-- Set exercise --
Locate all lines with the word "that". Copy them.

Entries with chart source code
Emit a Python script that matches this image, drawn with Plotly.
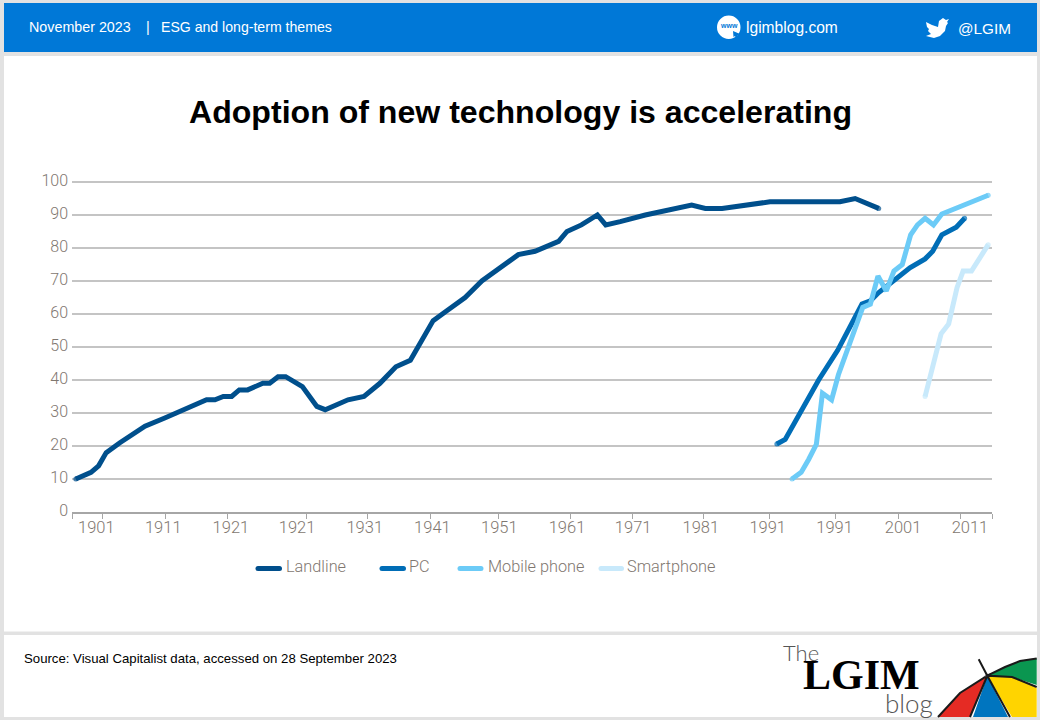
import plotly.graph_objects as go

# x is the position along the chart's (irregular) category axis, 0 = first point
landline_x = [0, 2, 3, 4, 5.8, 7.1, 9.1, 11.7, 17.2, 18.3, 19.4, 20.5, 21.5, 22.6, 24.6, 25.5, 26.6, 27.6,
              29.8, 31.7, 32.8, 35.8, 37.9, 40, 42.1, 44, 45, 47, 48.8, 51.2, 53.4, 58.2, 60.4, 63.5, 64.6,
              66.5, 68.6, 69.7, 71.6, 74.9, 81, 82.8, 85, 88.7, 91.3, 100.5, 102.5, 105.6]
landline_y = [10, 12, 14, 18, 21, 23, 26, 28.5, 34, 34, 35, 35, 37, 37, 39, 39, 41, 41,
              38, 32, 31, 34, 35, 39, 44, 46, 50, 58, 61, 65, 70, 78, 79, 82, 85,
              87, 90, 87, 88, 90, 93, 92, 92, 93, 94, 94, 95, 92]

pc_x = [92.2, 93.3, 97.7, 100.2, 103.4, 104.5, 105.6, 108, 109.7, 111.7, 112.7, 113.9, 115.8, 116.9]
pc_y = [20.6, 22, 40, 49, 63, 64, 66.5, 71, 74, 76.7, 79, 84, 86.3, 89]

mobile_x = [94.2, 95.4, 96.4, 97.4, 98.2, 99.4, 100.3, 101.6, 103.5, 104.5, 105.5, 106.6, 107.6, 108.7,
            109.8, 110.7, 111.7, 112.8, 113.9, 120]
mobile_y = [10, 12, 16, 20.5, 36, 34, 41.6, 50, 62, 63, 71.5, 67, 73, 75, 84, 87, 89, 87, 90.3, 96]

smartphone_x = [111.7, 113.2, 113.8, 114.8, 115.9, 116.7, 117.8, 120]
smartphone_y = [35, 49.7, 54, 57, 68, 73, 73, 81]

tick_labels = ["1901", "1911", "1921", "1921", "1931", "1941", "1951", "1961", "1971", "1981", "1991", "1991", "2001", "2011"]
label_pos = [2.7, 11.5, 20.4, 29.1, 38, 46.9, 55.7, 64.6, 73.3, 82.2, 91, 99.8, 108.8, 117.6]
tick_pos = [-0.5, 3.5, 11.8, 19.9, 30.3, 38.4, 46.6, 55.6, 65, 73.2, 82.5, 91.2, 99.9, 108.2, 116.4, 120.5]
y_ticks = [0, 10, 20, 30, 40, 50, 60, 70, 80, 90, 100]

W, H = 1040, 720
BLUE = "#0078D7"
GREY_TEXT = "#7F7770"
LINE_W = 5
colors = {"Landline": "#004F8C", "PC": "#006DB6", "Mobile phone": "#6CCBF7", "Smartphone": "#C8E9FB"}


def px(x):
    return x / W


def py(y):
    return 1 - y / H


def box(x0, y0, x1, y1, fill):
    return dict(type="rect", xref="paper", yref="paper", x0=px(x0), x1=px(x1), y0=py(y0), y1=py(y1),
                fillcolor=fill, line_width=0, layer="below")


def path(points, fill="rgba(0,0,0,0)", line="rgba(0,0,0,0)", width=0):
    d = "M " + " L ".join(f"{px(a):.5f},{py(b):.5f}" for a, b in points) + " Z"
    return dict(type="path", xref="paper", yref="paper", path=d, fillcolor=fill,
                line=dict(color=line, width=width))


def dot(x, y, r, fill):
    return dict(type="circle", xref="paper", yref="paper", x0=px(x - r), x1=px(x + r), y0=py(y + r), y1=py(y - r),
                fillcolor=fill, line_width=0)


def label(x, y, text, size=14, color="white", family="Liberation Sans", anchor="left", weight=None):
    font = dict(size=size, color=color, family=family)
    if weight:
        font["weight"] = weight
    return dict(xref="paper", yref="paper", x=px(x), y=py(y), text=text, showarrow=False, xanchor=anchor,
                yanchor="middle", borderpad=0, borderwidth=0, font=font)


fig = go.Figure()
for name, xs, ys in [("Landline", landline_x, landline_y), ("PC", pc_x, pc_y),
                     ("Mobile phone", mobile_x, mobile_y), ("Smartphone", smartphone_x, smartphone_y)]:
    # markers only on the two ends, to get round line caps
    ends = [LINE_W] + [0] * (len(xs) - 2) + [LINE_W]
    fig.add_trace(go.Scatter(x=xs, y=ys, mode="lines+markers", name=name,
                             line=dict(color=colors[name], width=LINE_W),
                             marker=dict(size=ends, color=colors[name], line_width=0)))

shapes = [
    box(0, 0, W, H, "#E2E2E2"),
    box(4, 3, 1037, 52, BLUE),
    box(4, 56, 1037, 631.5, "white"),
    box(4, 635, 1037, 717, "white"),
]

# umbrella logo, bottom right
ax, ay = 987.3, 675.7
shapes += [
    path([(938, 717), (960, 693), (ax, ay), (970, 717)], "#E52B24"),
    path([(973, 717), (ax, ay), (1008, 717)], "#0075BF"),
    path([(1012, 717), (ax, ay), (1012, 677), (1025, 682), (1036.7, 688), (1036.7, 717)], "#FFD400"),
    path([(ax, ay), (1005, 667), (1020, 661), (1036.7, 658.5), (1036.7, 685), (1012, 677)], "#0A9650"),
    path([(978.7, 659.3), (ax, ay)], line="#1A1A1A", width=2),
    path([(938, 717), (960, 693), (ax, ay), (970, 717), (ax, ay), (1010, 717), (ax, ay), (1012, 677), (1036.7, 687),
          (1012, 677), (ax, ay), (1005, 667), (1020, 661), (1036.7, 658.5), (1020, 661), (1005, 667), (ax, ay),
          (960, 693)], line="#1A1A1A", width=2),
]

# legend keys
for x0, x1, name in [(258, 279.5, "Landline"), (382, 403.5, "PC"), (460, 481, "Mobile phone"), (601, 621.5, "Smartphone")]:
    shapes.append(dict(type="line", xref="paper", yref="paper", x0=px(x0), x1=px(x1), y0=py(568.5), y1=py(568.5),
                       line=dict(color=colors[name], width=LINE_W)))
    shapes.append(dot(x0, 568.5, LINE_W / 2, colors[name]))
    shapes.append(dot(x1, 568.5, LINE_W / 2, colors[name]))

# www badge and twitter bird in the header
shapes.append(dict(type="circle", xref="paper", yref="paper", x0=px(717), x1=px(740.5), y0=py(15.5), y1=py(39),
                   fillcolor="white", line_width=0))
shapes.append(path([(733, 31), (740, 34), (737, 35.5), (738, 38), (736, 38), (735, 36), (733.5, 37)], BLUE))
shapes.append(path([(926, 22), (932, 25), (938, 27), (939, 21), (943, 18), (946, 20), (949, 19), (947, 22),
                    (948, 23), (946, 26), (945, 31), (940, 36), (934, 38), (926, 36), (931, 34), (928, 31),
                    (929, 29), (927, 27)], "white"))

annotations = [
    label(29, 27, "November 2023", size=14.3),
    label(146, 27, "|", size=14.3),
    label(161, 27, "ESG and long-term themes", size=14.1),
    label(745.5, 28, "lgimblog.com", size=15.6),
    label(958, 29, "@LGIM", size=15.3),
    label(728.5, 26, "<b>www</b>", size=7, color=BLUE, anchor="center"),
    label(520, 112, "<b>Adoption of new technology is accelerating</b>", size=32.1, color="black", anchor="center"),
    label(24, 658, "Source: Visual Capitalist data, accessed on 28 September 2023", size=13.2, color="black"),
    label(783, 652, "The", size=22, color="#555555", family="Lato", weight=300),
    label(803, 675, "<b>LGIM</b>", size=42, color="black", family="Liberation Serif"),
    label(885, 703, "blog", size=26, color="#555555", family="Lato", weight=300),
]
for x, name in [(285.5, "Landline"), (409, "PC"), (487.5, "Mobile phone"), (627, "Smartphone")]:
    annotations.append(label(x, 566.5, name, size=16.3, color=GREY_TEXT, family="Roboto", weight=300))

# a touch over 100 so the top gridline is kept
y_top = 100.5
fig.update_layout(
    width=W, height=H,
    margin=dict(l=0, r=0, t=0, b=0),
    paper_bgcolor="#E2E2E2",
    plot_bgcolor="rgba(0,0,0,0)",
    showlegend=False,
    shapes=shapes,
    annotations=annotations,
    xaxis=dict(domain=[px(72), px(992)], range=[-0.5, 120.5], tickmode="array", tickvals=label_pos,
               ticktext=tick_labels, ticks="", showgrid=False, zeroline=False, showline=False, automargin=False,
               tickfont=dict(size=16.5, color=GREY_TEXT, family="Roboto", weight=300), ticklabelstandoff=3),
    xaxis2=dict(overlaying="x", domain=[px(72), px(992)], range=[-0.5, 120.5], side="bottom", anchor="y",
                tickmode="array", tickvals=tick_pos, ticktext=[""] * len(tick_pos), ticks="outside", ticklen=5,
                tickcolor="#A6A6A6", showgrid=False, zeroline=False, showline=True, linecolor="#A6A6A6",
                linewidth=1.5, automargin=False),
    yaxis=dict(domain=[py(512), py(512 - 3.3 * y_top)], range=[0, y_top], tickmode="array", tickvals=y_ticks,
               gridcolor="#C4C4C4", gridwidth=1.5, zeroline=False, showline=False, ticks="", automargin=False,
               tickfont=dict(size=16, color=GREY_TEXT, family="Roboto", weight=300), ticklabelstandoff=3,
               ticklabelshift=-2),
)
# invisible trace so the tick-mark axis is drawn
fig.add_trace(go.Scatter(x=[None], y=[None], xaxis="x2", hoverinfo="skip", showlegend=False))

fig.write_html("out.html", config={"displayModeBar": False}, post_script="document.body.style.margin='0';")
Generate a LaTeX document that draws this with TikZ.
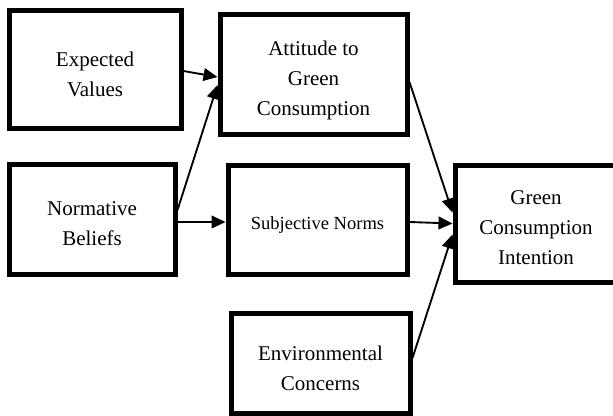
\documentclass[tikz,border=0pt]{standalone}
\usepackage{fontspec}
\setmainfont{Liberation Serif}
\usetikzlibrary{arrows.meta,calc}
\tikzset{
  box/.style={draw, line width=3.75pt, inner sep=0pt},
  txt/.style={align=center, inner sep=0pt,
    font=\fontsize{15.75}{22.5}\selectfont},
  smalltxt/.style={txt, font=\fontsize{13.9}{19}\selectfont},
  link/.style={line width=1.4pt, -{Triangle[length=10.5pt,width=9.5pt]}}
}
\begin{document}
\begin{tikzpicture}[x=0.75pt,y=-0.75pt]
\useasboundingbox (0,0) rectangle (613,416);
\node[box, minimum width=129pt, minimum height=88.5pt] (ev) at (95,70) {};
\node[box, minimum width=140.25pt, minimum height=90pt] (att) at (313.5,75) {};
\node[box, minimum width=124.5pt, minimum height=82.5pt] (nb) at (92,220) {};
\node[box, minimum width=134.25pt, minimum height=81.75pt] (sn) at (317.5,220.5) {};
\node[box, minimum width=121.5pt, minimum height=87.75pt] (gci) at (536,224.5) {};
\node[box, minimum width=134.25pt, minimum height=75pt] (ec) at (320.5,363) {};
\node[txt] (evt) at ($(ev.center)+(0,4)$) {Expected\\Values};
\node[txt] (attt) at ($(att.center)+(0,5)$) {Attitude to\\Green\\Consumption};
\node[txt] (nbt) at ($(nb.center)+(0,4)$) {Normative\\Beliefs};
\node[smalltxt] (snt) at ($(sn.center)+(0,5)$) {Subjective Norms};
\node[txt] (gcit) at ($(gci.center)+(0,3)$) {Green\\Consumption\\Intention};
\node[txt] (ect) at ($(ec.center)+(0,5)$) {Environmental\\Concerns};
\draw[link] ($(ev.east)+(0,1)$) -- ($(att.west)+(0,2)$);
\draw[link] ($(nb.east)+(0,-10)$) -- ($(att.west)+(0,10)$);
\draw[link] ($(nb.east)+(0,2)$) -- ($(sn.west)+(0,1.5)$);
\draw[link] ($(att.east)+(0,7)$) -- ($(gci.west)+(0,-12)$);
\draw[link] ($(sn.east)+(0,1.5)$) -- ($(gci.west)+(0,-1)$);
\draw[link] ($(ec.east)+(0,-5)$) -- ($(gci.west)+(0,10)$);
\end{tikzpicture}
\end{document}
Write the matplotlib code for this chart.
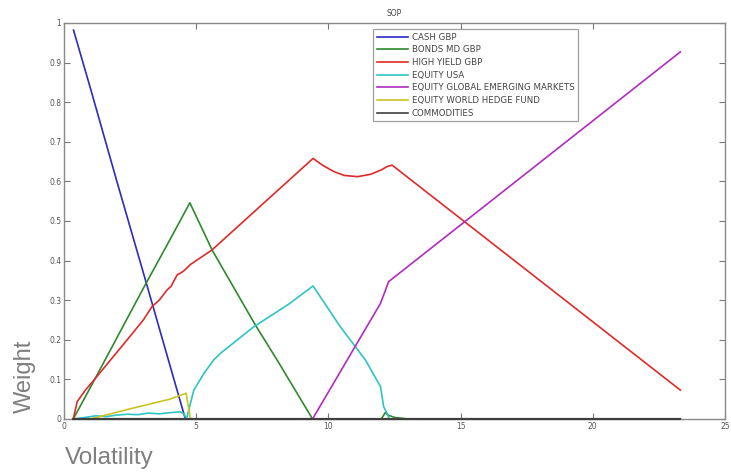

-- Problem solution --
Emit a Python script that matches this image, drawn with Plotly.
Generate a LaTeX document that draws this with TikZ.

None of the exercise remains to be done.